FILE - Democratic presidential candidate Hillary Clinton speaks to members of the media on board her campaign plane as she travels to Tampa, Sept. 6, 2016.
In other words, whereas it may seem that the media are biased in favor of Clinton, it only appears that way because she hasn't "said or done as much horrible stuff as Donald Trump has," according to Watson.
Robert Drechsel, the recently retired director of the University of Wisconsin's Center for Journalism Ethics, agrees that the negative coverage has much more to do with the unusual nature of Trump's candidacy than any left-wing media conspiracy.
"Anyone who has been involved in media work would very quickly realize that that is not the way things work," Drechsel said. "It's something largely of his own making. It's just that Donald Trump has done and said so many things that have invited so much scrutiny that they tend to dominate the news coverage."
And dominating the news coverage is a strategy that Trump himself has embraced, at times explicitly.

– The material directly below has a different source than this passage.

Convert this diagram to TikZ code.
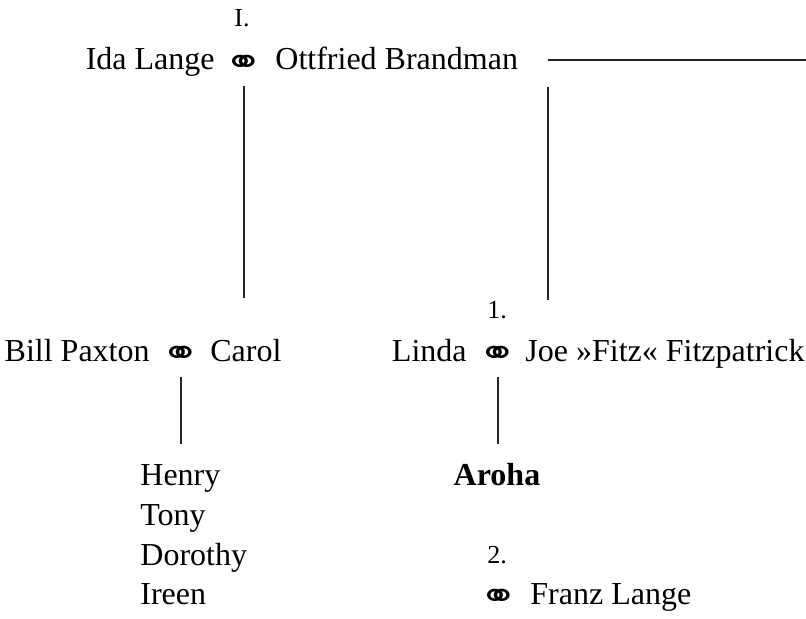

In his 1987 book “Trump: The Art of the Deal,” Trump acknowledged that he sometimes behaves in an "outrageous" or "controversial" manner in order to attract media attention.
"From a pure business point of view, the benefits of being written about have far outweighed the drawbacks," Trump says in the book.
That media strategy appears to have worked for Trump this election — up to a point.
During the primary election, Trump was largely seen as having benefited from the extra media attention, in part because his unorthodox stances appealed to his hardcore base of supporters and helped him stand out among his 16 Republican rivals.
But during the general election, when Trump has faced just one major opponent and has needed to appeal to a larger and more diverse voter base, the extra scrutiny appears to have hurt him.
After the latest barrage of negative stories, Trump now finds himself down more than six points in a two-way race with Clinton, according to a polling average compiled by RealClearPolitics.
It could get worse; for instance, if more women come forward to accuse Trump of sexual misconduct or if, as rumored, additional tapes are released showing Trump making lewd comments.
If that happens, journalists will have the responsibility to report the facts, whether or not it is seen as fair, says Aly Colon, professor of media ethics at Washington and Lee University.
"The truth needs to be the priority in all these instances," he said. "They need to hold both of these candidates accountable for what they say, what they've said, and what they propose. And then the candidates have to answer that and deal with that themselves."